Escape high-rate debt faster. High-interest credit card debt compounds quickly. A consolidation loan with a lower rate and fixed term can genuinely cost you less money overall.
You're not erasing debt—you're moving it. Consolidation doesn't reduce what you owe. It restructures it. If you consolidate $30,000 in credit card debt into a loan, you still owe $30,000. The math only improves if the interest rate and timeline work in your favor.
Longer repayment = more total interest. A 7-year consolidation loan on $30,000 costs far more in interest than a 3-year term, even at the same rate. Extending the timeline is tempting (lower monthly payment), but it often defeats the purpose.
You need decent credit to qualify. Consolidation loans with favorable terms generally require a credit score in the mid-600s or higher. If your credit is damaged, you may not qualify—or you'll get worse terms than you have now.
Requires discipline to avoid re-borrowing. The most common failure: consolidating credit card debt, then running up the cards again. Now you have the consolidation loan plus new credit card debt. Your total debt has grown.
Fees and closing costs. Depending on the loan type, you may pay origination fees, appraisal fees (for home equity loans), or prepayment penalties. These reduce or eliminate your interest savings.

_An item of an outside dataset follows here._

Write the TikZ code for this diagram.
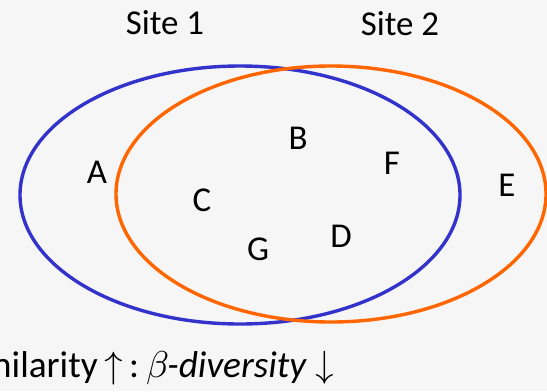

Risk with secured consolidation. If you use a home equity loan or secured personal loan, you've put your home or collateral at risk. Missing payments could result in foreclosure or asset seizure—a problem unsecured debt doesn't create.
| Situation | Consolidation Likely Helps | Consolidation Likely Hurts or Doesn't Help |
|---|---|---|
| High-rate credit cards + good credit | Consolidating at a lower rate with a 3–5 year term saves real money | Extending the loan to 7 years negates savings |
| Multiple debts, one payment preference | Simplifying payment logistics can prevent missed payments | If you lack spending discipline, one payment isn't the core issue |
| Stable income, clear payoff goal | Fixed term provides accountability and a finish line | Inconsistent income makes fixed payments risky |
| Recent hardship, improving finances | Consolidating after stabilizing can lock in savings | Consolidating while still in crisis often leads to re-borrowing |
Compare the true cost. Calculate total interest paid on current debts vs. the consolidation loan (interest + fees) over the same payoff period. The savings must be significant enough to justify any fees.
Audit your spending. If credit card debt came from overspending rather than a one-time emergency, consolidation alone won't fix it. You'll need to address the underlying spending behavior, or you'll end up with consolidated debt plus new debt.
Check your credit score. Run it free through official channels. If it's below 620, consolidation loan terms may be worse than what you already have.
Understand the full terms. Know the APR, term length, monthly payment, total interest cost, and any fees. Don't let a low monthly payment distract you from the total cost.
Consider alternatives. Balance transfer cards (0% APR intro periods), debt management plans through nonprofits, or simply paying cards down strategically might work better depending on your debts and timeline.
The core insight: consolidation is a restructuring tool, not a debt-erasing tool. It works when your new terms genuinely cost less and when you commit to not re-borrowing. It fails when you extend the timeline excessively, pay high fees, or treat it as permission to accumulate new debt. Your discipline and the actual math—not the strategy itself—determine the outcome.